1)    No añorar pasados, no recrearlos: Saberse librar de las gelatinosas ataduras (ideológicas, morales) de un pasado que no nos ha hecho más felices (de no ser con la condición de entregarse, de cerrar los ojos, de seguir el juego). Hacer ejercicios continuos de “futurización”, de fe en el futuro, de pequeñas apuestas cotidianas por lo nuevo. Relativizar lo de siempre (aunque haya cosas que se puedan mantener). No recrear pasados lavándoles la cara, poniendo al día tradiciones que ya no tienen sentido, echándose en brazos de una ideología que no pide más que ser repetida, nunca recreada 8con lo que eso conlleva de cuestionamiento).

2)    El arte de aprender a morir: El “ars moriendi” del que hablaba Metz y que, decía, es obra del Espíritu y propio de personas espirituales. Saber morir a lo que hay que morir (aunque duela) es una muestra de que uno cree en el futuro. Ser fraterno con las realidades “agonizantes”, pero serlo dejándolas morir, más aún, ayudando a que mueran. Es un rasgo de generosidad porque al morir, ciertamente, algo de lo nuestro muere. Pero si no muere, ¿cómo vamos a pretender lo nuevo?

3)    Un futuro unido a los disfrutes sencillos: Porque un futuro, un nuevo nacimiento, una realidad que hasta ahora no existía conlleva, en casi todos los casos, un sufrimiento (el dejar lo viejo), un riesgo (el lanzarse a lo nuevo).
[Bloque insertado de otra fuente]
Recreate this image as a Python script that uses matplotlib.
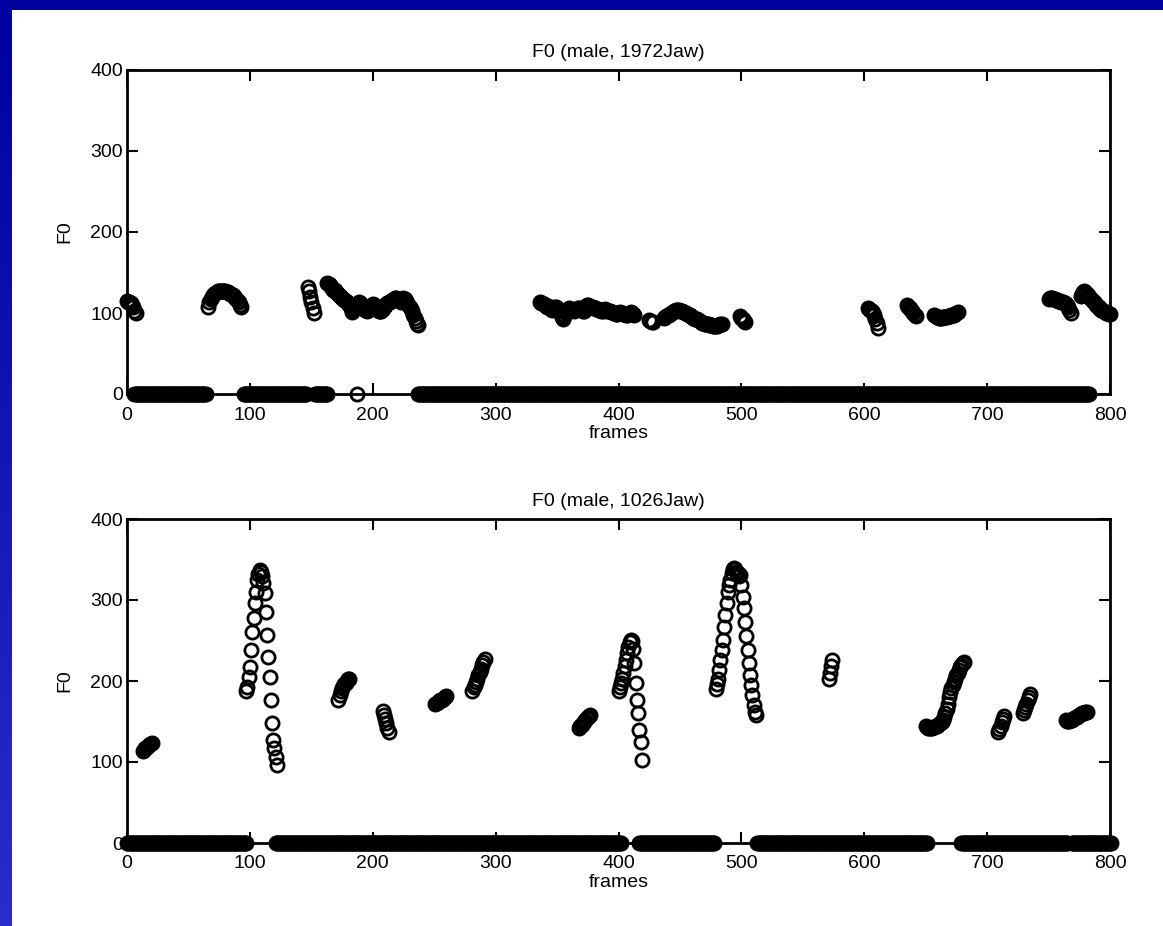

Esto produce en nuestro corazón una cierta “amargura y quemazón”. Y por eso huimos de ella. Quizá acogeríamos mejor el futuro y su “herida” si somos capaces de construir en nosotros la espiritualidad del disfrute sencillo, del gozo por lo pequeño, del valor de lo ignorado. Este disfrute podría ayudarnos a ver que el futuro nos conviene, que desde él se abren puertas que nos pueden ayudar al sentido.

4)    Preocupados por el futuro del mundo: Que es mucha preocupación porque uno está casi siempre, y casi únicamente, preocupado por su pequeño e inmediato futuro. Esto es normal. Pero, aunque nos parezca lejano, dependemos del mundo, de esta historia nuestra, de la gran familia de lo humano. La preocupación por el mundo habría de llevarnos a interesarnos por los grandes movimientos humanos: los caminos que llevan a la libertad, las opresiones a gran escala, las profecías que animan a la solidaridad, la presencia del bien en la vida de los demás. Preocupados por el futuro del mundo para tratar de dejar a quienes nos sigan una realidad un poco más humana, siquiera un poco.

5)    Los trabajos por los futuros cercanos: Es en las distancias cortas donde se juega realmente nuestro futuro. De ahí que los futuros cercanos han de estar en nuestro horizonte normal de preocupaciones: la suerte de los desheredados, el consuelo de los injustamente tratados, las hambres difíciles de saciar, la dignidad que no brilla, las pobrezas que humillan, las soledades que cuesta mucho mitigar. Ahí es donde habrá que aportar algo a un futuro mejor. Si no, todo queda en agua de borrajas.

6)    Amar el futuro aunque no aparezca claro: Ya que hay mil razones para verlo oscuro. Pero los cristianos habríamos de ser personas que apuntan, valora y subrayan más lo poco claro que lo mucho oscuro. No habría de ser obstáculo para ello, la lentitud con la que viene el futuro (“Lento viene el futuro, lento pero viene”, que decía Benedetti). Hacer algo porque el futuro vaya un poco más rápido es nuestro reto. Por eso, habría que animarse a dar pasos en una dirección de novedad aunque no se tengan todos los cabos bien atados. Confiemos en quien decimos confiar.

 

Conclusión

 

         Aquel gran visionario del futuro (y por ello sufrió lo suyo) que fue Teilhard de Chardin escribió esto: “…La verdadera llamada del cosmos, es una invitación a participar conscientemente en el gran trabajo que se lleva a cabo en él; no es volviendo a descender por la corriente de las cosas como nos uniremos a su alma única, sino luchando con ellas por algún término por venir…”. Participar en lo nuevo, siquiera un poco. Ahí está la clave. Esta sería una buena “conversión”: animarse a lo nuevo teniendo fe en un futuro mejor. Esto sería aplicable a cualquiera de nuestras situaciones de vida ordinaria. Lo importante es no dejarse llevar por “la corriente de las cosas”, por la rutina vital y religiosa que no lleva a ningún horizonte. La muerte de Jesús fue una lucha por un “por venir”, por el nuestro. Algo de eso vamos a celebrar en el misterio de su Resurrección.